--- SOURCE EXCERPT ---
************

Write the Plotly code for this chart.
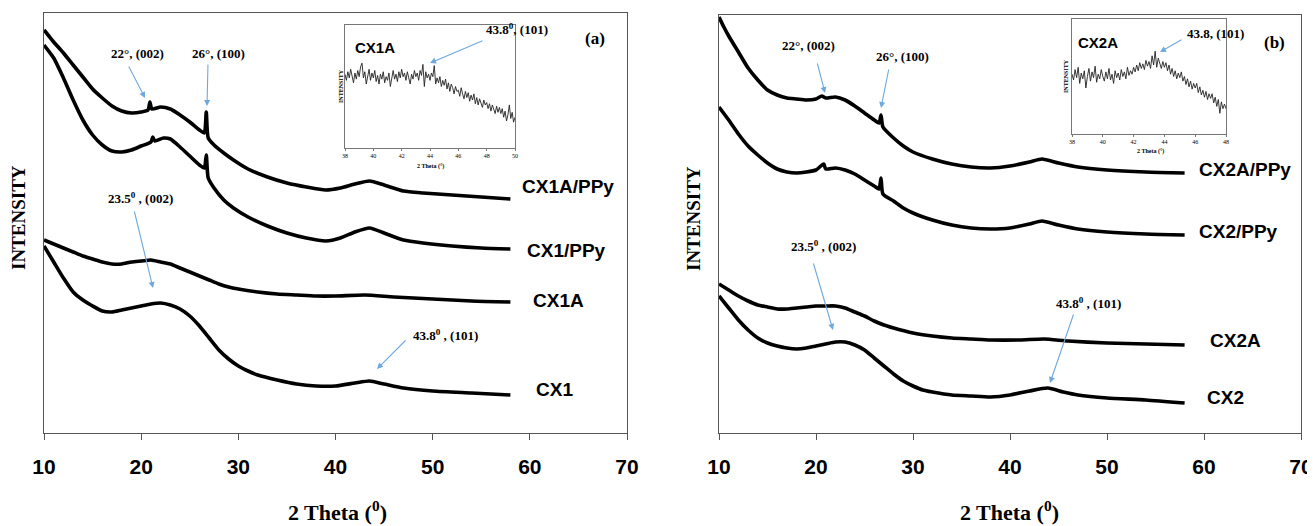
import plotly.graph_objects as go

W, H = 1315, 526
OX, OY = 8, 8  # page body margin

# ---------------- Panel (a) data ----------------
cx1a_ppy_theta = [10, 10.5, 11, 12, 13, 14, 15, 16, 17, 18, 19, 20, 20.7, 20.9, 21.1, 22, 23, 24, 25, 26, 26.5, 26.7, 26.9,
                  27.5, 28.5, 29.5, 31, 33, 35, 37, 39, 40.5, 42, 43.5, 45, 47, 49, 52, 55, 58]
cx1a_ppy_int = [403, 397, 391, 380, 368, 356, 344, 335, 327, 322, 320, 321, 323, 331, 324, 326, 324, 318, 311, 303, 300, 321, 295,
                288, 280, 273, 264, 256, 250, 246, 243, 245, 249, 252, 248, 242, 240, 238, 236, 234]

cx1_ppy_theta = [10, 11, 12, 13, 14, 15, 16, 17, 18, 19, 20, 21, 21.2, 21.4, 22.3, 23, 24, 25, 26, 26.5, 26.7, 26.9,
                 27.5, 28.5, 29.5, 31, 33, 35, 37, 39, 40.5, 42, 43.5, 45, 47, 49, 52, 55, 58]
cx1_ppy_int = [388, 375, 355, 333, 313, 298, 288, 282, 281, 283, 287, 291, 296, 292, 295, 294, 286, 277, 268, 265, 278, 255,
               245, 233, 225, 216, 207, 200, 195, 192, 195, 201, 205, 200, 193, 190, 187, 185, 184]

cx1a_theta = [10, 11, 12, 13, 14, 15, 16, 17, 18, 19, 20, 21, 22, 23, 24, 25, 26, 27, 28, 29, 30, 32, 34, 36, 38, 40, 43, 46, 50, 54, 58]
cx1a_int = [193, 189, 185, 181, 177, 174, 171, 169, 169, 171, 172, 173, 171, 169, 165, 161, 157, 153, 149, 146, 144, 141, 139, 138, 137, 137, 138, 136, 134, 132, 131]

cx1_theta = [10, 11, 12, 13, 14, 15, 16, 17, 18, 19, 20, 21, 22, 23, 24, 25, 26, 27, 28, 29, 30, 31, 32, 34, 36, 38, 40, 42, 43.5, 45, 47, 50, 54, 58]
cx1_int = [187, 171, 155, 141, 133, 127, 122, 121, 123, 125, 127, 129, 130, 128, 124, 117, 107, 95, 83, 74, 67, 62, 58, 53, 49, 47, 47, 50, 52, 49, 45, 42, 40, 38]

# ---------------- Panel (b) data ----------------
cx2a_ppy_theta = [10, 10.5, 11, 12, 13, 14, 15, 16, 17, 18, 19, 20, 20.6, 21, 22, 23, 24, 25, 26, 26.5, 26.7, 26.9,
                  28, 29, 30, 32, 34, 36, 38, 40, 42, 43.3, 45, 47, 50, 54, 58]
cx2a_ppy_int = [416, 406, 397, 381, 365, 353, 343, 338, 335, 334, 333, 334, 337, 335, 336, 333, 327, 320, 313, 310, 318, 306,
                295, 287, 281, 274, 269, 266, 265, 267, 271, 274, 270, 266, 263, 261, 260]

cx2_ppy_theta = [10, 11, 12, 13, 14, 15, 16, 17, 18, 19, 20, 20.8, 21, 22, 23, 24, 25, 26, 26.5, 26.7, 26.9,
                 28, 29, 30, 32, 34, 36, 38, 40, 42, 43.3, 45, 47, 50, 54, 58]
cx2_ppy_int = [326, 313, 299, 287, 278, 270, 264, 261, 260, 261, 263, 269, 264, 265, 263, 259, 253, 247, 244, 255, 239,
               232, 225, 220, 213, 208, 205, 204, 205, 209, 212, 208, 204, 201, 199, 198]

cx2a_theta = [10, 11, 12, 13, 14, 15, 16, 17, 18, 19, 20, 21, 22, 23, 24, 25, 26, 27, 28, 30, 32, 34, 36, 38, 41, 43.5, 46, 50, 54, 58]
cx2a_int = [149, 143, 137, 132, 128, 126, 124, 124, 125, 126, 127, 127, 127, 125, 121, 117, 112, 108, 105, 100, 97, 95, 94, 93, 93, 94, 92, 90, 89, 88]

cx2_theta = [10, 11, 12, 13, 14, 15, 16, 17, 18, 19, 20, 21, 22, 23, 24, 25, 26, 27, 28, 29, 30, 31, 32, 34, 36, 38, 40, 42, 43.9, 45.5, 47, 50, 54, 58]
cx2_int = [137, 125, 113, 103, 95, 90, 87, 85, 84, 85, 87, 89, 91, 91, 88, 83, 75, 67, 59, 52, 47, 43, 41, 38, 37, 36, 38, 42, 45, 41, 38, 35, 33, 30]

# ---------------- Inset data ----------------
inset_a_theta = [38 + 0.1 * i for i in range(121)]
inset_a_int = [60, 55, 62, 57, 64, 58, 53, 61, 56, 63,
               58, 66, 69, 57, 62, 52, 60, 64, 55, 61,
               57, 63, 54, 59, 52, 60, 56, 62, 53, 58,
               55, 61, 50, 57, 63, 56, 60, 54, 62, 57,
               64, 58, 61, 55, 62, 57, 52, 60, 56, 63,
               58, 61, 55, 63, 59, 68, 50, 62, 57, 60,
               55, 61, 58, 67, 52, 57, 53, 58, 50, 55,
               51, 56, 48, 53, 46, 52, 49, 44, 50, 46,
               47, 42, 49, 44, 40, 46, 41, 45, 38, 43,
               39, 44, 36, 41, 35, 40, 37, 33, 39, 35,
               37, 32, 36, 30, 35, 31, 28, 34, 29, 33,
               28, 32, 25, 30, 22, 27, 35, 24, 29, 21,
               25]

inset_b_theta = [38 + 0.1 * i for i in range(101)]
inset_b_int = [52, 47, 56, 49, 58, 44, 53, 48, 55, 40,
               50, 57, 46, 54, 49, 59, 45, 52, 48, 56,
               50, 46, 54, 48, 57, 47, 52, 44, 55, 49,
               53, 47, 56, 50, 54, 48, 58, 51, 55, 52,
               58, 54, 60, 55, 62, 57, 61, 56, 64, 59,
               63, 57, 68, 60, 72, 58, 66, 61, 57, 63,
               58, 62, 55, 60, 52, 57, 50, 55, 48, 53,
               49, 54, 46, 50, 43, 48, 41, 46, 39, 44,
               40, 44, 36, 41, 34, 38, 32, 37, 30, 35,
               31, 35, 27, 32, 24, 30, 18, 28, 22, 26,
               22]

main_ticks = [10, 20, 30, 40, 50, 60, 70]
inset_a_ticks = [38, 40, 42, 44, 46, 48, 50]
inset_b_ticks = [38, 40, 42, 44, 46, 48]


def px(x):
    return (x - OX) / W


def py(y):
    return 1 - (y - OY) / H


fig = go.Figure()
LW = 3.6
for th, it in [(cx1a_ppy_theta, cx1a_ppy_int), (cx1_ppy_theta, cx1_ppy_int), (cx1a_theta, cx1a_int), (cx1_theta, cx1_int)]:
    fig.add_trace(go.Scatter(x=th, y=it, mode="lines", line=dict(color="black", width=LW, shape="spline", smoothing=0.6),
                             xaxis="x", yaxis="y", showlegend=False))
for th, it in [(cx2a_ppy_theta, cx2a_ppy_int), (cx2_ppy_theta, cx2_ppy_int), (cx2a_theta, cx2a_int), (cx2_theta, cx2_int)]:
    fig.add_trace(go.Scatter(x=th, y=it, mode="lines", line=dict(color="black", width=LW, shape="spline", smoothing=0.6),
                             xaxis="x2", yaxis="y2", showlegend=False))
fig.add_trace(go.Scatter(x=inset_a_theta, y=inset_a_int, mode="lines", line=dict(color="#222", width=0.9), xaxis="x3", yaxis="y3", showlegend=False))
fig.add_trace(go.Scatter(x=inset_b_theta, y=inset_b_int, mode="lines", line=dict(color="#222", width=0.9), xaxis="x4", yaxis="y4", showlegend=False))

AX = "#555555"
tickfont = dict(family="Liberation Sans, Arial", size=21, color="black", weight="bold")


def main_x(domain, anchor):
    return dict(domain=domain, anchor=anchor, range=[10, 70], tickvals=main_ticks, ticks="outside", ticklen=6,
                tickcolor=AX, showline=True, linecolor=AX, linewidth=1.2, mirror=True, showgrid=False, zeroline=False,
                tickfont=tickfont, ticklabelstandoff=9, automargin=False)


def main_y(domain, anchor, top):
    return dict(domain=domain, anchor=anchor, range=[0, top], showticklabels=False, ticks="", showline=True,
                linecolor=AX, linewidth=1.2, mirror=True, showgrid=False, zeroline=False, automargin=False)


inset_font = dict(family="Liberation Serif, Times New Roman", size=6, color="black")


def inset_x(domain, anchor, rng, tv):
    return dict(domain=domain, anchor=anchor, range=rng, tickvals=tv, ticks="outside", ticklen=2, tickcolor="#777",
                showline=True, linecolor="#777", linewidth=0.8, mirror=True, showgrid=False, zeroline=False,
                tickfont=inset_font, automargin=False)


def inset_y(domain, anchor):
    return dict(domain=domain, anchor=anchor, range=[0, 100], showticklabels=False, ticks="", showline=True,
                linecolor="#777", linewidth=0.8, mirror=True, showgrid=False, zeroline=False, automargin=False)


fig.update_layout(
    width=W, height=H, margin=dict(l=0, r=0, t=0, b=0, pad=0, autoexpand=False),
    paper_bgcolor="white", plot_bgcolor="rgba(0,0,0,0)",
    xaxis=main_x([px(44), px(627)], "y"),
    yaxis=main_y([py(433), py(13)], "x", 420),
    xaxis2=main_x([px(719), px(1301)], "y2"),
    yaxis2=main_y([py(433), py(15)], "x2", 418),
    xaxis3=inset_x([px(345), px(515)], "y3", [38, 50], inset_a_ticks),
    yaxis3=inset_y([py(148), py(25)], "x3"),
    xaxis4=inset_x([px(1072), px(1226)], "y4", [38, 48], inset_b_ticks),
    yaxis4=inset_y([py(134), py(19)], "x4"),
)

ann = []
serif = "Liberation Serif, Times New Roman"
sans = "Liberation Sans, Arial"


def text(x, y, s, size, family=serif, bold=True, anchor="center", angle=0, color="black"):
    ann.append(dict(xref="paper", yref="paper", x=px(x), y=py(y), text=("<b>%s</b>" % s) if bold else s,
                    showarrow=False, xanchor=anchor, yanchor="middle", textangle=angle,
                    font=dict(family=family, size=size, color=color)))


def arrow(tail, head):
    ann.append(dict(xref="paper", yref="paper", x=px(head[0]), y=py(head[1]), text="", showarrow=True,
                    ax=tail[0] - head[0], ay=tail[1] - head[1], arrowcolor="#6FA8DC", arrowwidth=1.1,
                    arrowhead=2, arrowsize=1.1))


# axis titles
text(19, 218, "INTENSITY", 19, angle=-90)
text(694, 218, "INTENSITY", 19, angle=-90)
text(337, 511, "2 Theta (<sup>0</sup>)", 22)
text(1009, 511, "2 Theta (<sup>0</sup>)", 22)

# panel (a) annotations
text(137, 53, "22°, (002)", 13)
text(218, 53, "26°, (100)", 13)
text(140, 198, "23.5<sup>0</sup> , (002)", 13)
text(445, 335, "43.8<sup>0</sup> , (101)", 13)
text(517, 29, "43.8<sup>0</sup>, (101)", 13)
text(595, 38, "(a)", 17)
text(375, 48, "CX1A", 15, family=sans)
arrow((128, 65), (145, 98))
arrow((208, 63), (207, 106))
arrow((134, 210), (153, 288))
arrow((407, 339), (377, 369))
arrow((484, 40), (430, 63))

# panel (b) annotations
text(808, 46, "22°, (002)", 13)
text(902, 57, "26°, (100)", 13)
text(823, 246, "23.5<sup>0</sup> , (002)", 13)
text(1088, 303, "43.8<sup>0</sup> , (101)", 13)
text(1215, 34, "43.8, (101)", 13)
text(1274, 43, "(b)", 17)
text(1098, 43, "CX2A", 15, family=sans)
arrow((817, 62), (825, 93))
arrow((889, 68), (881, 108))
arrow((813, 262), (833, 330))
arrow((1074, 313), (1050, 383))
arrow((1183, 39), (1160, 52))

# series labels
for x, y, s in [(520, 187, "CX1A/PPy"), (525, 250, "CX1/PPy"), (531, 300, "CX1A"), (534, 389, "CX1"),
                (1197, 169, "CX2A/PPy"), (1197, 231, "CX2/PPy"), (1208, 340, "CX2A"), (1205, 397, "CX2")]:
    text(x, y, s, 19, family=sans, bold=True, anchor="left")

# inset axis titles
text(430, 166, "2 Theta (°)", 6)
text(1150, 151, "2 Theta (°)", 6)
text(341, 86, "INTENSITY", 6, angle=-90)
text(1066, 76, "INTENSITY", 6, angle=-90)

fig.update_layout(annotations=ann)
fig.write_html("out.html")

************

--- AIM OF THE EXERCISE ---
Restate the data word for word from its first line through the line with "OX, OY = 8, 8", leaving out any picture along the way.

--- RESPONSE FOR THIS EXERCISE ---
Write the Plotly code for this chart.
import plotly.graph_objects as go

W, H = 1315, 526
OX, OY = 8, 8  # page body margin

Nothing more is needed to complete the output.